[Start]

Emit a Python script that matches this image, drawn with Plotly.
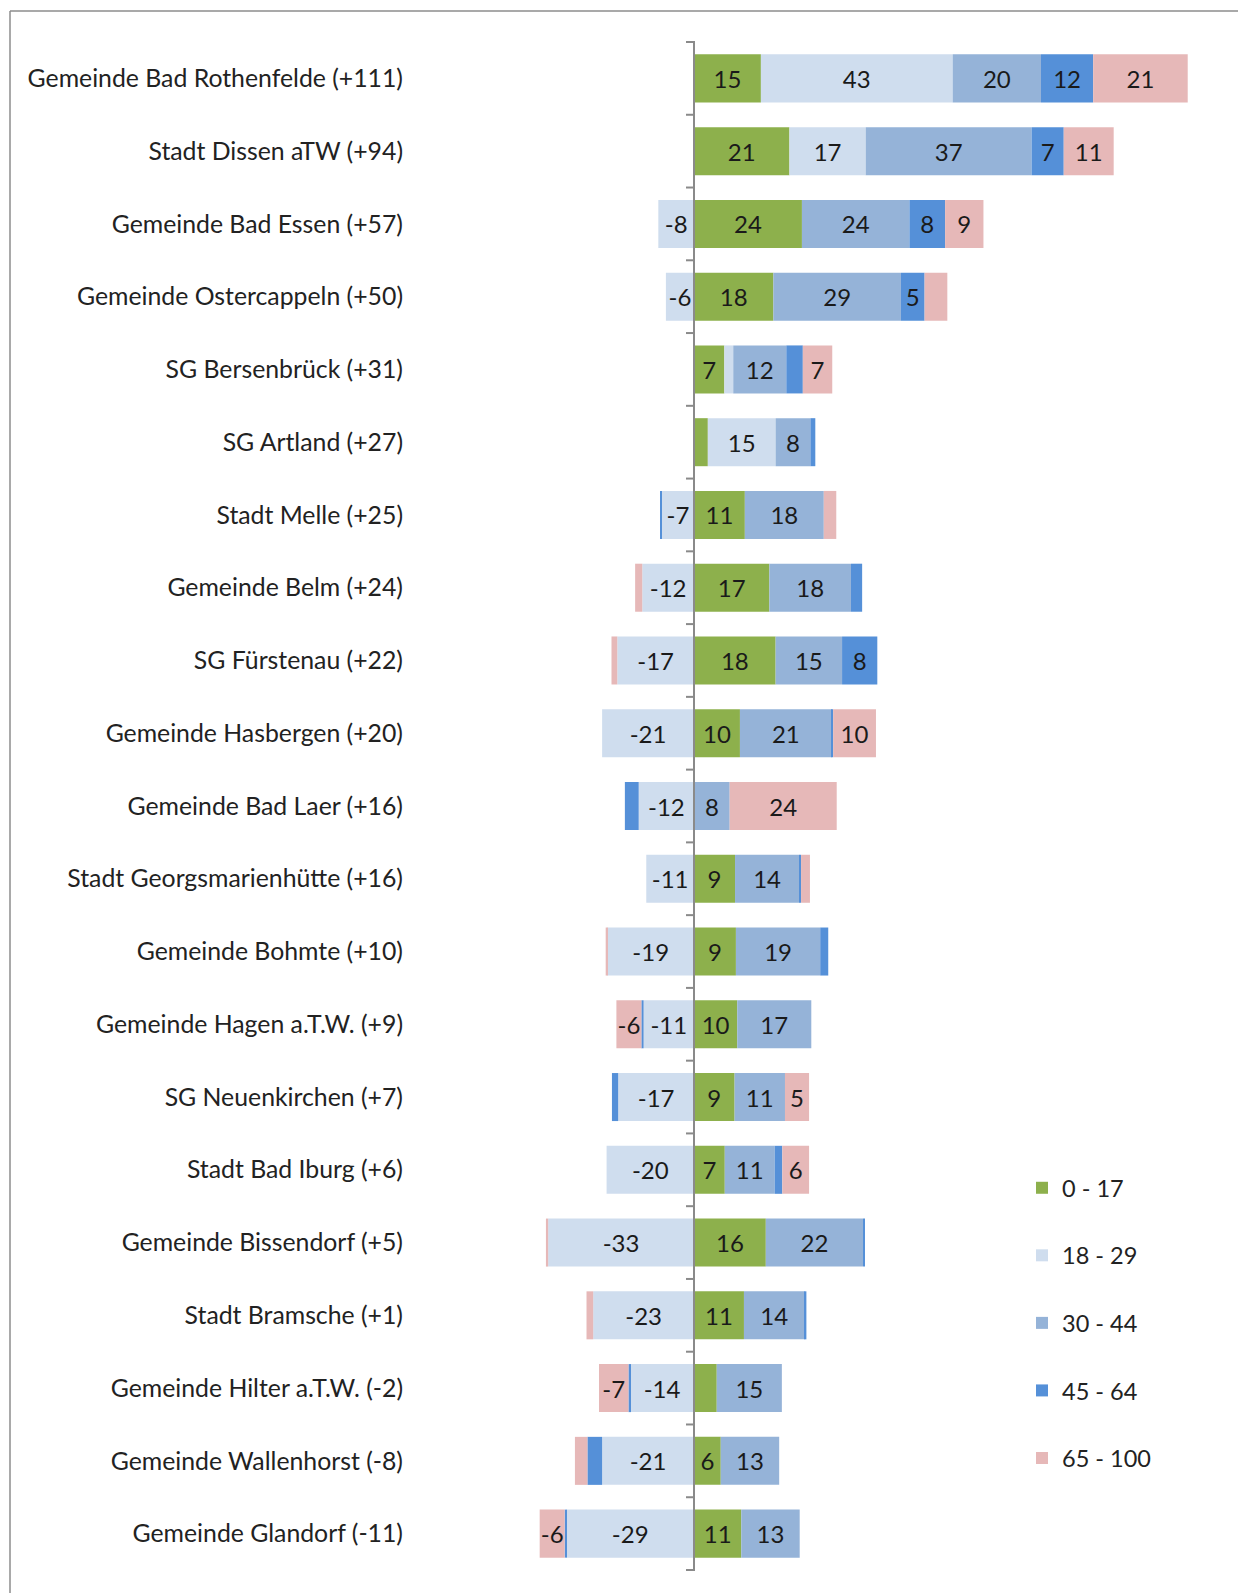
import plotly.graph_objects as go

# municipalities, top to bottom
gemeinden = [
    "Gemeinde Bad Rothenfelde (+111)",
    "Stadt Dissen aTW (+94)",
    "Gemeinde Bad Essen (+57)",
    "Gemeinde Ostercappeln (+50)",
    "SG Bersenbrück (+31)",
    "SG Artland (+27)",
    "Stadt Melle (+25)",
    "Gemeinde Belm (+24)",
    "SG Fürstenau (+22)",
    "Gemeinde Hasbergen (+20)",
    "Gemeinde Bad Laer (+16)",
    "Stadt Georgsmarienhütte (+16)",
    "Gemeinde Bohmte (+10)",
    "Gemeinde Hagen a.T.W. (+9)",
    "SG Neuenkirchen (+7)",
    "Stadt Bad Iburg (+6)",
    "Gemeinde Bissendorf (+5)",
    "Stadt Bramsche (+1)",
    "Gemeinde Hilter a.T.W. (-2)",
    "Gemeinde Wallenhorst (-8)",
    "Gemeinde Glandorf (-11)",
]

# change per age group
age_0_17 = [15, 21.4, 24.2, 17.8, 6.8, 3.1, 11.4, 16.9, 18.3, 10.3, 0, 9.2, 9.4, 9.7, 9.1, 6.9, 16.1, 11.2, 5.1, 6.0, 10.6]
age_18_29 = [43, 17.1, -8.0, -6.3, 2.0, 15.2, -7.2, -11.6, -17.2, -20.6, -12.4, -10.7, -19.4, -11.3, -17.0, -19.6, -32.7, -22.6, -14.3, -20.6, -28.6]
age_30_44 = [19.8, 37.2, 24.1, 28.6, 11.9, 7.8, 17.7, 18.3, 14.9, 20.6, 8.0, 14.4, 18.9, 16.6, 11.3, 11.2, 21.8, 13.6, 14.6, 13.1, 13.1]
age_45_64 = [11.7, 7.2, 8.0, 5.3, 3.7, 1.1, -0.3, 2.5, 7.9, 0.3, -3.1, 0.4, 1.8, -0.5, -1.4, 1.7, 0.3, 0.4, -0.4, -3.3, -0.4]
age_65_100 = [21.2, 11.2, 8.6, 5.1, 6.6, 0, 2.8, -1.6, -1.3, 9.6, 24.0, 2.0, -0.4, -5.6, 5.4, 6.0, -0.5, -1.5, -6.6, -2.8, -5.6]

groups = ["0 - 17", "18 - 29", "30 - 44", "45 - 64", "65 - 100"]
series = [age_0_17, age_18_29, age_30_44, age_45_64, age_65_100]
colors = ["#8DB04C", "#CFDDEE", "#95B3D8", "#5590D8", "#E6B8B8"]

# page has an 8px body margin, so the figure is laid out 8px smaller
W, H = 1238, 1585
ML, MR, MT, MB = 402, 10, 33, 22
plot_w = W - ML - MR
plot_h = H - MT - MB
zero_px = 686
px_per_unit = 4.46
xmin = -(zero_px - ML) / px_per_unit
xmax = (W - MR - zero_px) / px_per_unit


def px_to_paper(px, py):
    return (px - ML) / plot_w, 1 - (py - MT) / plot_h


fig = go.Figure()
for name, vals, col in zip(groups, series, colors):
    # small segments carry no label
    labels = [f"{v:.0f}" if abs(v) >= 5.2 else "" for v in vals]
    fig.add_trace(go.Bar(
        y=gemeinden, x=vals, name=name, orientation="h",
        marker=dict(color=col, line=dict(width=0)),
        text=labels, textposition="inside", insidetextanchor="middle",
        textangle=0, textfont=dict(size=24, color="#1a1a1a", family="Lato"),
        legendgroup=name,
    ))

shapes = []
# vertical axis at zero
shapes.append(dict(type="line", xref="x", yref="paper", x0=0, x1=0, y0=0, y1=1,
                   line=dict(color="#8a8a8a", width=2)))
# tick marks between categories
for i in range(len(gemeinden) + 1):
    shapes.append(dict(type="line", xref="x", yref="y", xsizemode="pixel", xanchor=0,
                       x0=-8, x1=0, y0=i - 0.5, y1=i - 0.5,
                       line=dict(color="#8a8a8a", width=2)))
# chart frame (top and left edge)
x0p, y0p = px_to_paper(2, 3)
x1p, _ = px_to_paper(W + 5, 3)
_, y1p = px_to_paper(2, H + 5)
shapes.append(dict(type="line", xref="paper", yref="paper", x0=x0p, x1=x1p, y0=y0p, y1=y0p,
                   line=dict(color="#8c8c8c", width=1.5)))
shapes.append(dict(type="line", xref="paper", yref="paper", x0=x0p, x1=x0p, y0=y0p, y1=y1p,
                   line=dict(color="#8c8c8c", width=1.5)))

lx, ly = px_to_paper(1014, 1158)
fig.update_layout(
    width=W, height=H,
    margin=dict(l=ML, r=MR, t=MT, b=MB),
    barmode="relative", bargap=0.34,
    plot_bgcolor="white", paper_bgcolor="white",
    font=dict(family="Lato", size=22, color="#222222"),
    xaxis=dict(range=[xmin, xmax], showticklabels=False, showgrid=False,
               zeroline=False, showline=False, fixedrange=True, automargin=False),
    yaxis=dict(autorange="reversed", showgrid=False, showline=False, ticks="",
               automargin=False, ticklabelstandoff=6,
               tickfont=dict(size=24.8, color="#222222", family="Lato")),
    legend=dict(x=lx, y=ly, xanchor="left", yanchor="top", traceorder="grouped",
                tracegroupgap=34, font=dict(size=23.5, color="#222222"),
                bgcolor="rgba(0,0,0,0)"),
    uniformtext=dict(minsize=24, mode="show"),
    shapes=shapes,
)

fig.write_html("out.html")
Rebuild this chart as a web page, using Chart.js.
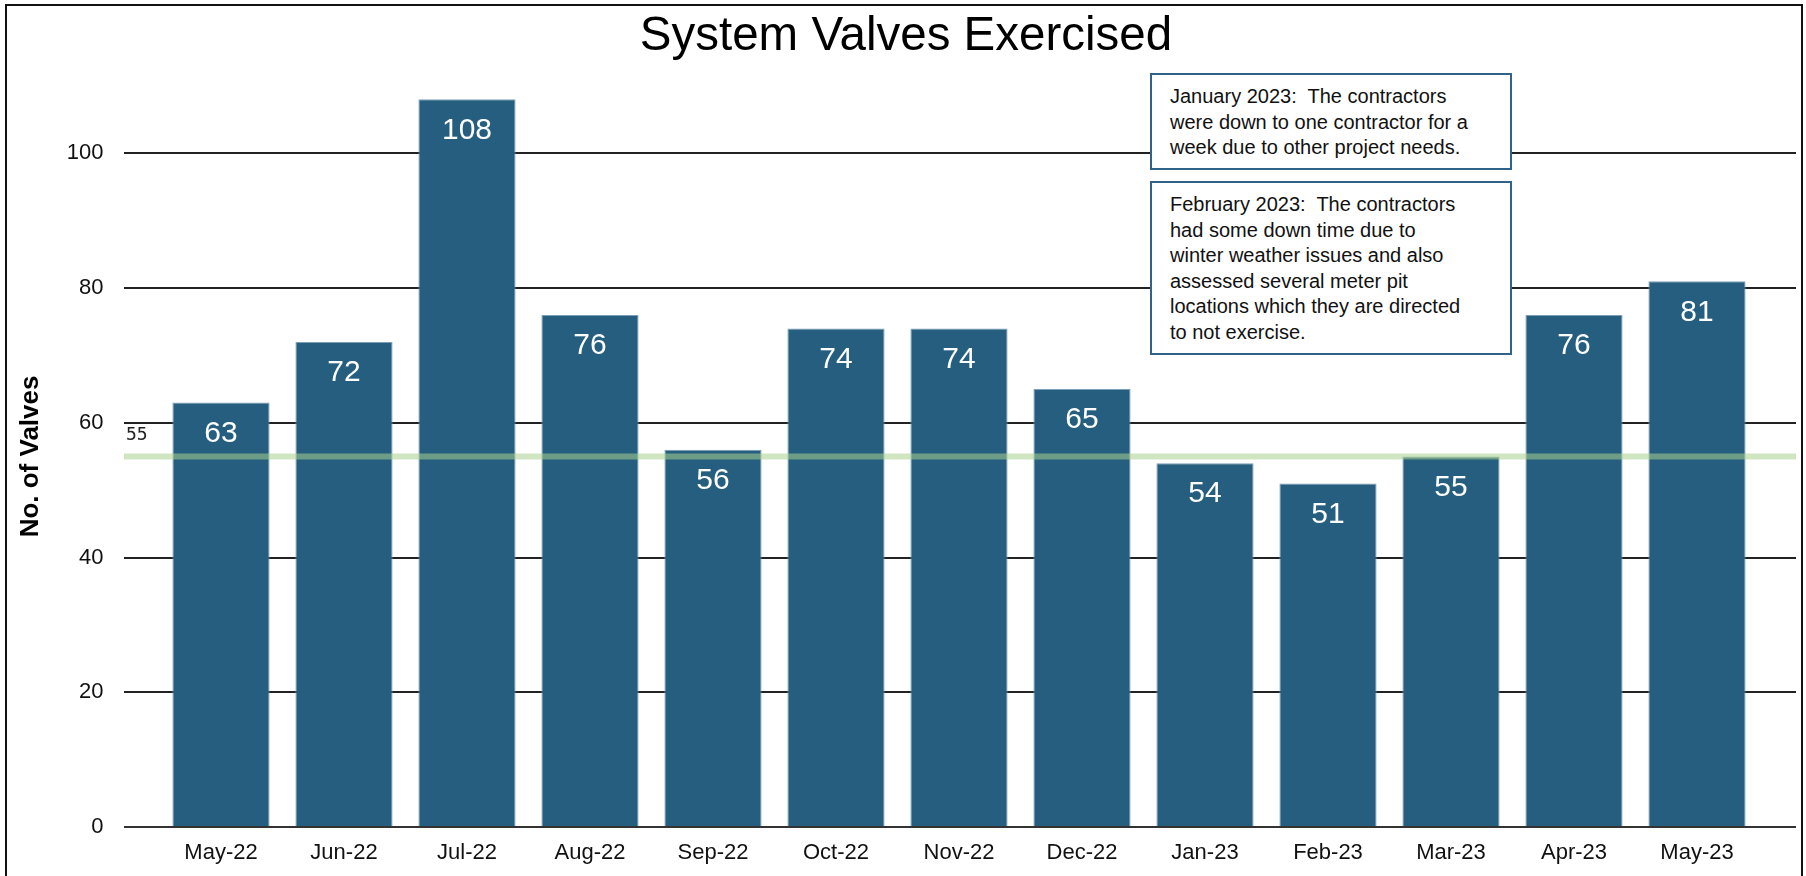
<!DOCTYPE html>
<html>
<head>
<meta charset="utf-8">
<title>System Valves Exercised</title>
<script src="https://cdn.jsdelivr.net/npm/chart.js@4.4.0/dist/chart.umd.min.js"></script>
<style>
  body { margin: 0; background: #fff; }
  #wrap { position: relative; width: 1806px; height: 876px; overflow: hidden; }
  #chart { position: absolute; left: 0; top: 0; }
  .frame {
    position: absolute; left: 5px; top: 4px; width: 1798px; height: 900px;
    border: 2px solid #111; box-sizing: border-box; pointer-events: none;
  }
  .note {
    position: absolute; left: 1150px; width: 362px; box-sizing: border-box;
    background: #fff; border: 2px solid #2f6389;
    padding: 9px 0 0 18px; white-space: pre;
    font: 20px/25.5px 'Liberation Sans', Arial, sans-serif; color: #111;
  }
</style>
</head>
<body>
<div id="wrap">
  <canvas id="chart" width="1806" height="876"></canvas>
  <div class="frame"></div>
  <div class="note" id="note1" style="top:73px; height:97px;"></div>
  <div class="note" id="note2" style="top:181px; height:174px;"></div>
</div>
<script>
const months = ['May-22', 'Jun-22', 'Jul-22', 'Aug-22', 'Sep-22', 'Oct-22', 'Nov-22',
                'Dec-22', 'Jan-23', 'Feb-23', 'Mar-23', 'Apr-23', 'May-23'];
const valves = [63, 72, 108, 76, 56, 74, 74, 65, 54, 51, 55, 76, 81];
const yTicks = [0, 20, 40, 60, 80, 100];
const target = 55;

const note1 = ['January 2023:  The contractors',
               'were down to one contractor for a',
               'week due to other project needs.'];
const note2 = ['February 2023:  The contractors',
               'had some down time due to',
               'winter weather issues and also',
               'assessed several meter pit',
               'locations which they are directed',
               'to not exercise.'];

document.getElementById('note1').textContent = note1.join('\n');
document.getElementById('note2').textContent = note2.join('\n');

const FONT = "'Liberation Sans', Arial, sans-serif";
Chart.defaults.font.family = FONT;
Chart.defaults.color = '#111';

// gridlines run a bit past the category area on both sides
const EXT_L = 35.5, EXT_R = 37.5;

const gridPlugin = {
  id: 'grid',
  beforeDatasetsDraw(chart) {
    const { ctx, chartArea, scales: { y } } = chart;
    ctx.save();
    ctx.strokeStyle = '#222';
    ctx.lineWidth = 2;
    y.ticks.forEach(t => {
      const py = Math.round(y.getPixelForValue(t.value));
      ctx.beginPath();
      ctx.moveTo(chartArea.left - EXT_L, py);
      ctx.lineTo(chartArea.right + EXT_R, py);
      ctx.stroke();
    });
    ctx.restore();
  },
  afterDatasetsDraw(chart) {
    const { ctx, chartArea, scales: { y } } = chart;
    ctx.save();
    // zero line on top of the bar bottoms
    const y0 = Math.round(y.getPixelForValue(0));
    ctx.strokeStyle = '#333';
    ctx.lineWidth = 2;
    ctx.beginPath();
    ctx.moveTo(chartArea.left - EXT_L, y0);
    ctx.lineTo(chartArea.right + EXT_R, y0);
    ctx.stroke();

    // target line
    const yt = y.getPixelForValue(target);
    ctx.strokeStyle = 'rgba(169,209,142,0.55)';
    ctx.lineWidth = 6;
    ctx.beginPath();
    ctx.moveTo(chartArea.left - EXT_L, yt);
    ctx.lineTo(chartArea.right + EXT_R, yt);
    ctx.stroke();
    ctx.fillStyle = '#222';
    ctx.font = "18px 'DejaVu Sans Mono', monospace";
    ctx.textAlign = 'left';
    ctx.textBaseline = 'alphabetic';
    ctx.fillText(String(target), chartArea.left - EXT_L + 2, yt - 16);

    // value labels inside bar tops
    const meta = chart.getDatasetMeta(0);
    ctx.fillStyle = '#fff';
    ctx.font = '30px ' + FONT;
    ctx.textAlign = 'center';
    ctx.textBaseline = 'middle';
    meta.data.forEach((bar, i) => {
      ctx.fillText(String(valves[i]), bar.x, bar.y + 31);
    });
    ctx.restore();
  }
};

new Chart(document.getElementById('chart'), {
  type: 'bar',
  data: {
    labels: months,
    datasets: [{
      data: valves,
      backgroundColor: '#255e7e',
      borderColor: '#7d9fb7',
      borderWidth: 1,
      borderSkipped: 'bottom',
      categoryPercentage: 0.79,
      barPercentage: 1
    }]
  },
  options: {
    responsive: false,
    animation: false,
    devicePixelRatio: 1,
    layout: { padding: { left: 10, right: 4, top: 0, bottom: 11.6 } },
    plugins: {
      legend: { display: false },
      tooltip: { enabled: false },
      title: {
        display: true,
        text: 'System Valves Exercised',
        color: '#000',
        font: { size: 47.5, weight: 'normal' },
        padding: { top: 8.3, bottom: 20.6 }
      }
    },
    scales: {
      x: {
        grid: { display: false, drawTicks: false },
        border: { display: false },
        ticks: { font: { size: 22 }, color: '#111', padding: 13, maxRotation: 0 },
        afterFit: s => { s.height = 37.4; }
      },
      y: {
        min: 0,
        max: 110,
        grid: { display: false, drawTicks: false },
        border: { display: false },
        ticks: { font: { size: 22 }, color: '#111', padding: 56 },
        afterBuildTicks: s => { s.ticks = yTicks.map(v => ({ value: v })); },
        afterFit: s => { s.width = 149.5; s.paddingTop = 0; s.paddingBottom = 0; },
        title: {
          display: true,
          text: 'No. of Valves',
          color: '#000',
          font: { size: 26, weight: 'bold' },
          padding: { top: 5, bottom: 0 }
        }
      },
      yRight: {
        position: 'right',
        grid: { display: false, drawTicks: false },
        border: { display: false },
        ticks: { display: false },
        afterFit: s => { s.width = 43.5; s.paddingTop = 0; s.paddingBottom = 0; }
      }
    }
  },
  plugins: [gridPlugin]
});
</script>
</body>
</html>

[End]

AIM OF THE EXERCISE →
Only the lines from the start of the records to the line with "import plotly.graph_objects as go" belong in the copy. Print them exactly, minus pictures.

RESULT →
Emit a Python script that matches this image, drawn with Plotly.
import plotly.graph_objects as go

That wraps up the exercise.